ABD’de yayıncılık tamamıyla özel sektörün elinde ve kendi koşullarıyla şekillenmiş. Fakat sanat kurumu National Endowment for the Arts, yazarlara yıllık 25 bin dolarlık bir fon veriyor, böylece yazarlar eserleri için araştırma yapma, seyahat etme ve en önemlisi zaman ayırabilme şansına sahip olabiliyorlar.
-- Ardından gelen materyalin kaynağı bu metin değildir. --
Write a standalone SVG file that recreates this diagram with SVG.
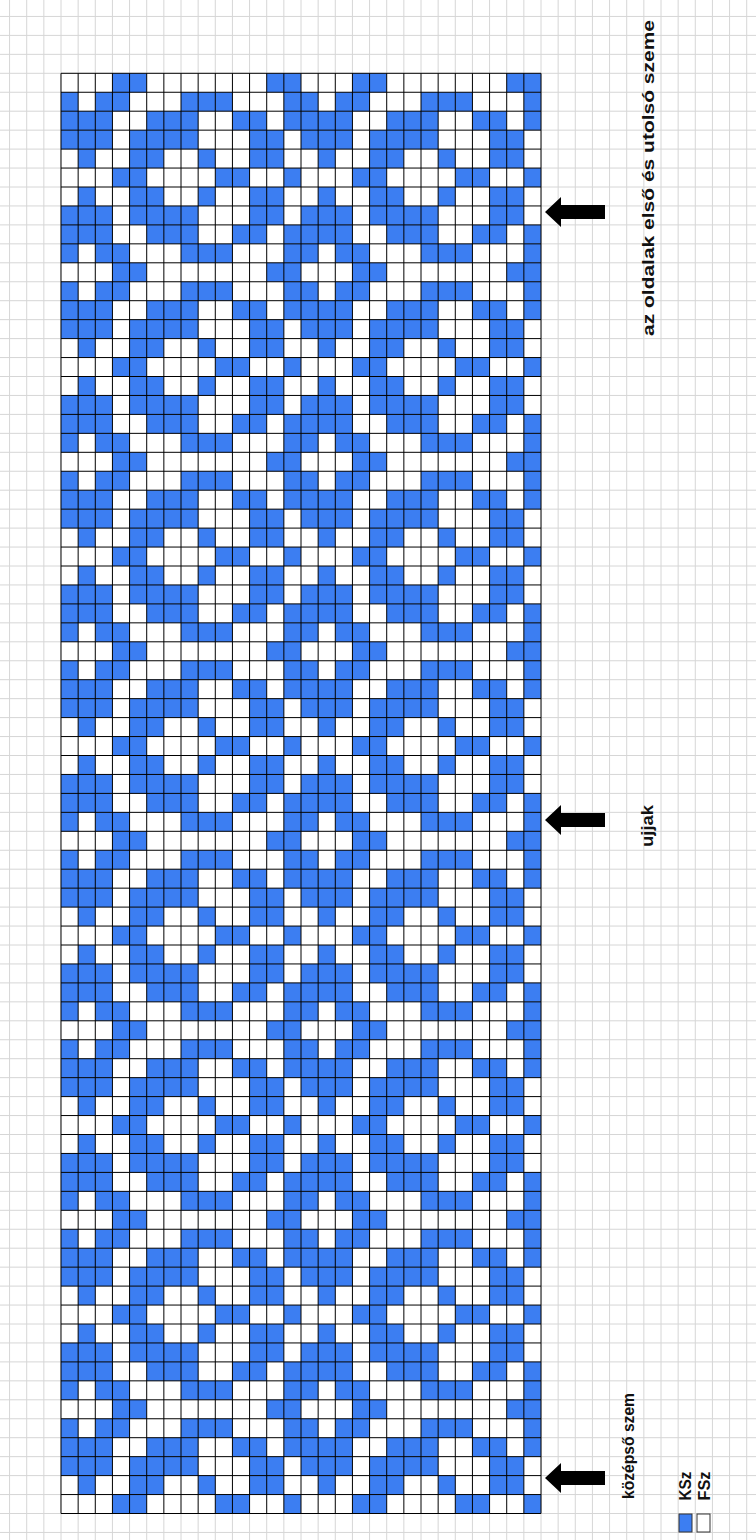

Toplatılacak kitap falan varsa...
Bir fon elbette teşvik edici olur ama bunun için önce “normalleşmiş” bir Türkiye’ye mi ihtiyacımız var sorusu aklımda takılı kalıyor. Devlet yolu çok açmaya da niyetli görünmüyor. Yani yolda epeyce taş var. Ne mi? Örneğin devlet, yayıncılığı diğer tüm sektörlere verdiği desteklerden bile mahrum bırakıyor çünkü gündeminde öyle bir madde yok. Yayıncılığa bakışı yalnızca Anayasa’da var olan ifade özgürlüğü kapsamında, yani toplatılacak kitap falan varsa devlet o konuda hiç ağırdan almıyor. Neyse ki yavaştan demokratikleşeceğiz de bu sorunlar kalmayacak diye umuyoruz. Türkiye’de kütüphanelere kitap alımı bile keyfi, her gelen hükümetle değişen son derece subjektif bir alan bu da.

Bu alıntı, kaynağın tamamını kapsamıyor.